Recall that the distribution of sample means is normal when:

  1. The underlying population is normally distributed
  2. The sample size, n, is sufficiently large (\(n<30\) for this class) for the Central Limit Theorem to apply

Thought Question: If we have a good sample from a population and can trust that the sampling distribution of the mean is approximately normal, how frequently would a sample mean be within 2 standard deviations from the true population mean?

Remember, the standard deviation of \(\bar x\) is \(\frac{\sigma}{\sqrt{n}}\). For the variable \(\bar x\), two standard deviations would be equal to \(2 \frac{\sigma}{\sqrt{n}}\).

ANSWER: If we collect a random sample from a population and \(\bar x\) is normally distributed, then about 95% of the time the sample mean \(\bar x\) will be less than \(2 \frac{\sigma}{\sqrt{n}}\) units away from the population mean \(\mu\). Notice that this is true, whether or not we know \(\mu\).

This means the 95% of the time, we will get a sample mean within 2 Standard Deviations of the true population mean.

Flipping this around, if we take our sample mean and make an interval 2 standard deviations above the mean and 2 below, the interval will overlap with the true population mean about 95% of the time.

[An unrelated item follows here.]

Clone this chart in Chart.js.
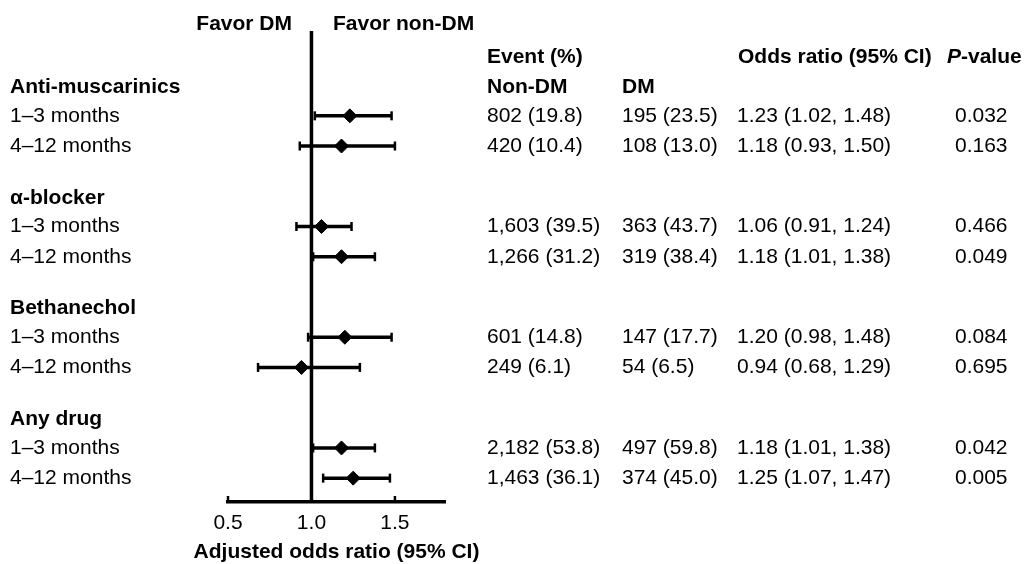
<!DOCTYPE html>
<html>
<head>
<meta charset="utf-8">
<script src="https://cdn.jsdelivr.net/npm/chart.js@4/dist/chart.umd.min.js"></script>
<style>
  html, body { margin: 0; padding: 0; background: #fff; }
  #wrap { width: 1031px; height: 564px; position: relative; }
</style>
</head>
<body>
<div id="wrap"><canvas id="forest"></canvas></div>
<script>
    const groups = ['Anti-muscarinics', 'α-blocker', 'Bethanechol', 'Any drug'];
    const periods = ['1–3 months', '4–12 months'];
    const oddsRatio = [1.23, 1.18, 1.06, 1.18, 1.20, 0.94, 1.18, 1.25];
    const ciLow = [1.02, 0.93, 0.91, 1.01, 0.98, 0.68, 1.01, 1.07];
    const ciHigh = [1.48, 1.50, 1.24, 1.38, 1.48, 1.29, 1.38, 1.47];
    const eventNonDM = ['802 (19.8)', '420 (10.4)', '1,603 (39.5)', '1,266 (31.2)',
      '601 (14.8)', '249 (6.1)', '2,182 (53.8)', '1,463 (36.1)'];
    const eventDM = ['195 (23.5)', '108 (13.0)', '363 (43.7)', '319 (38.4)',
      '147 (17.7)', '54 (6.5)', '497 (59.8)', '374 (45.0)'];
    const pValues = ['0.032', '0.163', '0.466', '0.049', '0.084', '0.695', '0.042', '0.005'];
    const xTicks = [0.5, 1.0, 1.5];

    // row layout: group header then its two periods
    const groupStep = 3.85;
    const rowY = oddsRatio.map((v, i) => Math.floor(i / 2) * groupStep + 1 + (i % 2) * 1.05);
    const headerY = groups.map((g, i) => i * groupStep);
    const yMin = -1.95, yMax = 14.43;

    const FONT = '"Liberation Sans", Arial, sans-serif';
    const fs = 21;

    const datasets = [];
    // reference line at OR = 1
    datasets.push({
      data: [{x: 1, y: yMin}, {x: 1, y: yMax}],
      showLine: true,
      borderColor: '#000',
      borderWidth: 3.5,
      pointRadius: 0
    });
    // confidence intervals with caps
    rowY.forEach((y, i) => {
      datasets.push({
        data: [{x: ciLow[i], y: y}, {x: ciHigh[i], y: y}],
        showLine: true,
        borderColor: '#000',
        borderWidth: 3.5,
        pointStyle: 'line',
        rotation: 90,
        pointRadius: 4.5,
        pointBorderWidth: 2.5,
        pointBorderColor: '#000'
      });
    });
    // point estimates
    datasets.push({
      data: rowY.map((y, i) => ({x: oddsRatio[i], y: y})),
      pointStyle: 'rectRot',
      pointRadius: 7,
      backgroundColor: '#000',
      borderColor: '#000',
      borderWidth: 1
    });

    const tablePlugin = {
      id: 'table',
      afterDraw(chart) {
        const c = chart.ctx;
        const ys = chart.scales.y;
        const xs = chart.scales.x;
        const area = chart.chartArea;
        c.save();
        c.fillStyle = '#000';
        c.textBaseline = 'middle';
        c.textAlign = 'left';
        const bold = 'bold ' + fs + 'px ' + FONT;
        const reg = fs + 'px ' + FONT;

        // favor labels
        c.font = bold;
        c.textAlign = 'right';
        c.fillText('Favor DM', 292, 24);
        c.textAlign = 'left';
        c.fillText('Favor non-DM', 333, 24);

        // column headers
        const hy = ys.getPixelForValue(-1.04);
        c.fillText('Event (%)', 487, hy);
        c.fillText('Odds ratio (95% CI)', 738, hy);
        c.font = 'italic bold ' + fs + 'px ' + FONT;
        c.fillText('P', 947, hy);
        const pw = c.measureText('P').width;
        c.font = bold;
        c.fillText('-value', 947 + pw, hy);
        const sy = ys.getPixelForValue(0);
        c.fillText('Non-DM', 487, sy);
        c.fillText('DM', 622, sy);

        // group headers
        groups.forEach((g, i) => {
          c.font = bold;
          c.fillText(g, 10, ys.getPixelForValue(headerY[i]));
        });
        // rows
        c.font = reg;
        rowY.forEach((y, i) => {
          const py = ys.getPixelForValue(y);
          c.fillText(periods[i % 2], 10, py);
          c.fillText(eventNonDM[i], 487, py);
          c.fillText(eventDM[i], 622, py);
          c.fillText(oddsRatio[i].toFixed(2) + ' (' + ciLow[i].toFixed(2) + ', ' + ciHigh[i].toFixed(2) + ')', 737, py);
          c.fillText(pValues[i], 955, py);
        });

        // axis tick marks pointing up
        c.strokeStyle = '#000';
        c.lineWidth = 2.5;
        xTicks.forEach(t => {
          const px = xs.getPixelForValue(t);
          c.beginPath();
          c.moveTo(px, area.bottom);
          c.lineTo(px, area.bottom - 6);
          c.stroke();
        });

        // axis title centred under the axis
        c.font = bold;
        c.textAlign = 'center';
        c.fillText('Adjusted odds ratio (95% CI)', (area.left + area.right) / 2, 552);
        c.restore();
      }
    };

    const ctx = document.getElementById('forest').getContext('2d');
    const forest = new Chart(ctx, {
      type: 'scatter',
      data: {datasets: datasets},
      options: {
        animation: false,
        responsive: true,
        maintainAspectRatio: false,
        layout: {
          padding: {left: 228, right: 586, top: 31, bottom: 0}
        },
        plugins: {
          legend: {display: false},
          tooltip: {enabled: false}
        },
        scales: {
          x: {
            type: 'linear',
            min: 0.5,
            max: 1.8,
            afterBuildTicks: axis => {
              axis.ticks = xTicks.map(v => ({value: v}));
            },
            border: {display: true, color: '#000', width: 3.5},
            grid: {display: false, drawOnChartArea: false, drawTicks: false},
            ticks: {
              color: '#000',
              padding: 9,
              font: {family: FONT, size: fs},
              callback: v => Number(v).toFixed(1)
            },
            afterFit: axis => { axis.height = 62; }
          },
          y: {
            type: 'linear',
            display: false,
            reverse: true,
            min: yMin,
            max: yMax
          }
        }
      },
      plugins: [tablePlugin]
    });
</script>
</body>
</html>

An Approximate 95% Confidence Interval

The equation of an approximate 95% confidence interval would be:

\[ CI = \bar{x} \pm 2 \frac{\sigma}{\sqrt{n}}\]

The part that we are adding and subtracting from our point estimate is called the Margin of Error. We use the letter \(m\) to denote the margin of error:

\[m = 2 \frac{\sigma}{\sqrt{n}}\]

Using this definition for \(m\), our confidence interval can be written as

\[( \bar x - m, ~ \bar x + m )\]

Confidence Intervals

Recall that it is only approximately 95% of the area under the curve within 2 standard deviations of the mean.

We want to be more precise in our confidence intervals and may want to choose a level of confidence different from 95%.

The generalized formula for a confidence interval is

\[ CI = \bar{x} \pm z^*\frac{\sigma}{\sqrt{n}}\]

Where \(z^*\) is a z-score value related to a specified level of confidence.

Common \(z^*\) values for specified confidence levels are:

Conf. Level Z*
0.99 2.576
0.95 1.96
0.9 1.645

Confidence Level is related to the probability of a Type I error, \(\alpha\), in hypothesis testing. In fact, Confidence Level = 1-\(\alpha\).

A 95% confidence interval will miss the true population mean 5% of the time because 5% of the time you will get a mean in the one tail or the other of the sampling distribution just by chance.

Interpretation

Confidence intervals are typically reported using parentheses like: (lower limit, upper limit). We say that we are \(100*(1-\alpha)\%\) confident that the true population mean is between [lower limit] and [upper limit].

Average GRE Scores of BYU-I Students

The published population standard deviation of the quantitative portion of the Graduate Record Examination (GRE) scores is \(\sigma=8.3\).

Suppose we take a random sample of \(n=100\) BYU-I students who have taken the GRE and find that their average score was \(\bar{x}=162.1\)

We can calculate the 99% confidence interval:

\[ 162.1 \pm 2.576\frac{8.3}{\sqrt{100}} = (159.96, 164.24)\]

The interpretation of the above confidence interval would be:

I am 99% confident that the true population mean GRE score for BYU-I students is between 159.96 and 164.24.

Relationship to Hypothesis Testing

Consider that the published population mean for GRE test-takers if 158.

QUESTION: Does the true population mean of all test-takers fall inside our confidence interval?

Because 158 falls below our confidence interval, we conclude that BYU-I students score higher, on average, than the general population with 99% confidence.

Margin of Error

QUESTION: What happens to the margin of error, \(z^*\frac{\sigma}{\sqrt{n}}\), as the sample size increases?

QUESTION: What happens to the margin of error, \(z^*\frac{\sigma}{\sqrt{n}}\), as our confidence level increases? (see table above about Z* and confidence level)

Consider that if I make a wide enough interval, I can be 100% confident. But to get 100% confidence, my interval will be useless. For example, I can be 100% confident that the true population averge height of BYU-I students is between 2 feet and 100 feet. More confidence means we need a wider interval.